I endured, making rolags and spinning them, until this winter when I finally could begin to ply. I ordered a second Akerworks plying bobbin. I figured with four regular Akerworks bobbins and then two plying bobbins, I was set.

The problem was while the bobbins sat around, moths discovered them.

I happily began to ply. Then I discovered a break. Since my spinning was not even on this project — I was still learning — I didn't think much of the break and worked through it. But I soon encountered more. Eventually, I had to wind off all of one of the older bobbins onto assorted bits of whatever I could find. There were many, many breaks where the moths had enjoyed their meal. My moth wars shall continue.

Again, I persevered.

A few days ago, I completed one of the two plying bobbins.

This means I'm halfway through plying. Still, that's pretty good. And it was the shorter bits I've already plied together. I am hoping plying the second half of the spin will go smoothly.

I'm thinking of weaving this yarn rather than knitting it, but we'll see what happens. I had envisioned pajamas, but I don't think there is enough fiber. There might be enough for a nightshirt. The fiber is so warm and soft I want the final project to be something up against as much of my body as possible.

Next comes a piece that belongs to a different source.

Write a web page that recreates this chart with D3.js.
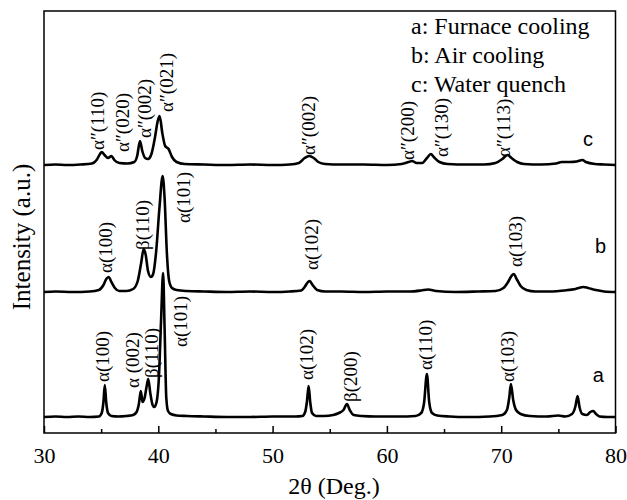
<!DOCTYPE html>
<html>
<head>
<meta charset="utf-8">
<script src="https://d3js.org/d3.v7.min.js"></script>
<style>
  body { margin: 0; background: #fff; }
  svg { display: block; }
</style>
</head>
<body>
<svg id="chart" width="627" height="500"></svg>
<script>
// XRD patterns, [2theta, intensity] (intensity in plot units above each baseline)
const furnace = [[30,1],[31,1.5],[32,1],[33,1.5],[34,1],[34.8,1.5],[35.05,5],[35.2,16],[35.32,33],[35.45,15],[35.6,5],[35.9,2],[36.5,1.5],[37.2,2],[37.8,3],[38.1,6],[38.3,14],[38.47,27],[38.62,16],[38.8,20],[39.0,33],[39.12,39],[39.3,25],[39.5,13],[39.65,11],[39.85,16],[40.05,40],[40.25,100],[40.42,145],[40.55,90],[40.7,20],[40.85,7],[41.1,4],[41.6,2.5],[42.5,2],[44,1.5],[46,1],[48,1],[50,1.5],[52,1.5],[52.6,2],[52.85,6],[53.0,16],[53.15,32],[53.3,15],[53.45,5],[53.8,2],[54.5,2],[55.3,3],[55.8,5],[56.2,8],[56.5,14],[56.75,8],[57.1,3],[57.8,2],[59,1.5],[61,1.5],[62.5,2],[63.0,5],[63.25,15],[63.5,44],[63.7,16],[63.95,5],[64.4,2.5],[65.5,1.5],[67,1],[69,1.5],[70.1,3],[70.5,8],[70.7,20],[70.85,34],[71.05,18],[71.3,8],[71.7,4],[72.5,2],[74,1.5],[75,2.5],[75.6,1.5],[76.2,4],[76.5,12],[76.68,22],[76.85,11],[77.1,4],[77.5,3],[77.8,6],[78.05,7],[78.3,4],[78.6,1.5],[79.3,1],[80,1]];
const air = [[30,1],[31,1.5],[32.5,1],[34,1.5],[34.8,3],[35.2,8],[35.45,14],[35.65,16],[35.9,11],[36.2,5],[36.6,2],[37.2,2],[37.8,4],[38.2,12],[38.5,30],[38.72,44],[38.9,38],[39.1,22],[39.35,16],[39.55,19],[39.8,40],[40.1,85],[40.38,117],[40.55,95],[40.75,40],[40.95,12],[41.2,5],[41.6,3],[42.5,2],[44,1.5],[46,1],[48,1.5],[50,1],[51.5,1.5],[52.5,2.5],[52.8,6],[53.1,11],[53.25,12],[53.5,8],[53.9,3],[54.6,1.5],[56,1.5],[58,1],[60,1.5],[62,1.5],[63,2.5],[63.6,3.5],[64.3,2],[66,1],[68,1.5],[69.5,2],[70.2,5],[70.6,11],[70.9,17],[71.1,19],[71.35,14],[71.7,7],[72.2,3],[73,1.5],[74.5,1.5],[75.5,2.5],[76.5,4],[77.2,6],[77.6,5],[78.3,3],[79,1.5],[80,1]];
const water = [[30,1],[31,1.5],[32,1],[33.2,1.5],[34.2,2.5],[34.6,6],[34.9,12],[35.05,14],[35.3,11],[35.6,8],[35.9,10],[36.15,6],[36.6,3],[37.3,2.5],[37.9,4],[38.15,10],[38.4,25],[38.6,15],[38.85,8],[39.1,7],[39.4,12],[39.7,28],[39.95,45],[40.12,50],[40.35,33],[40.6,20],[40.9,17],[41.2,9],[41.6,4],[42.3,2],[44,1.5],[46,1],[48,1.5],[50,1],[51.5,1.5],[52.3,3],[52.8,8],[53.2,10],[53.6,8],[54.0,4],[54.6,2],[56,1.5],[58,1.5],[60,1],[61.3,2],[61.9,4],[62.2,5],[62.6,3],[63.1,3],[63.5,8],[63.85,12],[64.1,9],[64.6,4],[65.3,2],[67,1.5],[68.5,1.5],[69.5,3],[70.1,7],[70.55,11],[70.9,8],[71.4,4],[72,2],[73.5,1.5],[74.8,2.5],[75.3,4],[76,4],[76.6,4.5],[77.1,6],[77.4,4],[78.2,2],[79,1.5],[80,1]];

const seriesNames = ["a", "b", "c"];
const seriesOffsets = [15, 140, 267];
const legendLines = ["a: Furnace cooling", "b: Air cooling", "c: Water quench"];
const xTicks = [30, 40, 50, 60, 70, 80];
const xMinorTicks = [35, 45, 55, 65, 75];

// peak labels: [2theta position, height above baseline where text starts, text]
const labelsA = [[35.1, 35, "α(100)"], [37.8, 29, "α (002)"], [39.4, 39, "β(110)"], [42.0, 70, "α(101)"], [53.0, 37, "α(102)"], [56.8, 15, "β(200)"], [63.4, 47, "α(110)"], [70.6, 35, "α(103)"]];
const labelsB = [[35.4, 19, "α(100)"], [38.6, 42, "β(110)"], [42.2, 69, "α(101)"], [53.4, 22, "α(102)"], [71.3, 25, "α(103)"]];
const labelsC = [[34.7, 15, "α″(110)"], [36.9, 13, "α″(020)"], [38.8, 27, "α″(002)"], [40.7, 53, "α″(021)"], [53.2, 10, "α″(002)"], [61.8, 5, "α″(200)"], [64.8, 8, "α″(130)"], [70.2, 8, "α″(113)"]];
// where the series letters sit: [2theta, height above baseline]
const letterPos = [[78.0, 36], [78.2, 40], [77.15, 20]];

const svg = d3.select("#chart");
const margin = { top: 11, right: 11.5, bottom: 67, left: 44 };
const width = 627 - margin.left - margin.right;
const height = 500 - margin.top - margin.bottom;

const x = d3.scaleLinear().domain([30, 80]).range([margin.left, margin.left + width]);
const y = d3.scaleLinear().domain([0, 422]).range([margin.top + height, margin.top]);

const serif = "'Liberation Serif', 'Times New Roman', serif";
const sans = "'Liberation Sans', Arial, sans-serif";

const line = d3.line()
  .x(d => x(d[0]))
  .y(d => y(d[1]))
  .curve(d3.curveMonotoneX);

const patterns = [furnace, air, water];
const labelSets = [labelsA, labelsB, labelsC];

patterns.forEach((pts, i) => {
  const off = seriesOffsets[i];
  svg.append("path")
    .datum(pts.map(p => [p[0], p[1] + off]))
    .attr("d", line)
    .attr("fill", "none")
    .attr("stroke", "#000")
    .attr("stroke-width", 2.6)
    .attr("stroke-linejoin", "round");

  labelSets[i].forEach(l => {
    svg.append("text")
      .attr("transform", `translate(${x(l[0])},${y(l[1] + off + 1)}) rotate(-90)`)
      .attr("dy", "0.33em")
      .style("font-family", serif)
      .style("font-size", "19px")
      .text(l[2]);
  });
});

seriesNames.forEach((n, i) => {
  svg.append("text")
    .attr("x", x(letterPos[i][0]))
    .attr("y", y(seriesOffsets[i] + letterPos[i][1]))
    .style("font-family", sans)
    .style("font-size", "20px")
    .text(n);
});

// frame
svg.append("rect")
  .attr("x", margin.left).attr("y", margin.top)
  .attr("width", width).attr("height", height)
  .attr("fill", "none").attr("stroke", "#000").attr("stroke-width", 1.5);

// x axis, ticks pointing inward
const xAxis = d3.axisBottom(x).tickValues(xTicks).tickSize(-7).tickPadding(14).tickFormat(d3.format("d"));
const gx = svg.append("g").attr("transform", `translate(0,${margin.top + height})`).call(xAxis);
gx.select(".domain").remove();
gx.selectAll("line").attr("stroke-width", 1.5);
gx.attr("font-family", null).attr("font-size", null);
gx.selectAll("text").style("font-family", serif).style("font-size", "22px").attr("fill", "#000");

const gm = svg.append("g").attr("transform", `translate(0,${margin.top + height})`)
  .call(d3.axisBottom(x).tickValues(xMinorTicks).tickSize(-4).tickFormat(""));
gm.select(".domain").remove();
gm.selectAll("line").attr("stroke-width", 1.5);

svg.append("text")
  .attr("x", 334).attr("y", 494)
  .attr("text-anchor", "middle")
  .style("font-family", serif).style("font-size", "24px")
  .text("2θ (Deg.)");

svg.append("text")
  .attr("transform", "translate(21,237) rotate(-90)")
  .attr("text-anchor", "middle")
  .attr("dy", "0.35em")
  .style("font-family", serif).style("font-size", "25px")
  .text("Intensity (a.u.)");

// legend
legendLines.forEach((t, i) => {
  svg.append("text")
    .attr("x", 411).attr("y", 34 + i * 29)
    .style("font-family", serif).style("font-size", "24px")
    .text(t);
});
</script>
</body>
</html>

At a North Georgia Knitting Guild meeting recently, someone was teasing another member for how long she had taken to complete a project. Rather, I find it admirable to have continued. Some things just aren't fast, especially when you are learning. It is easier to give up than keep going when the encouraging thrill of progress is faint. Each day, just a few more stitches, or a few more yards of yarn, will someday become a finished object.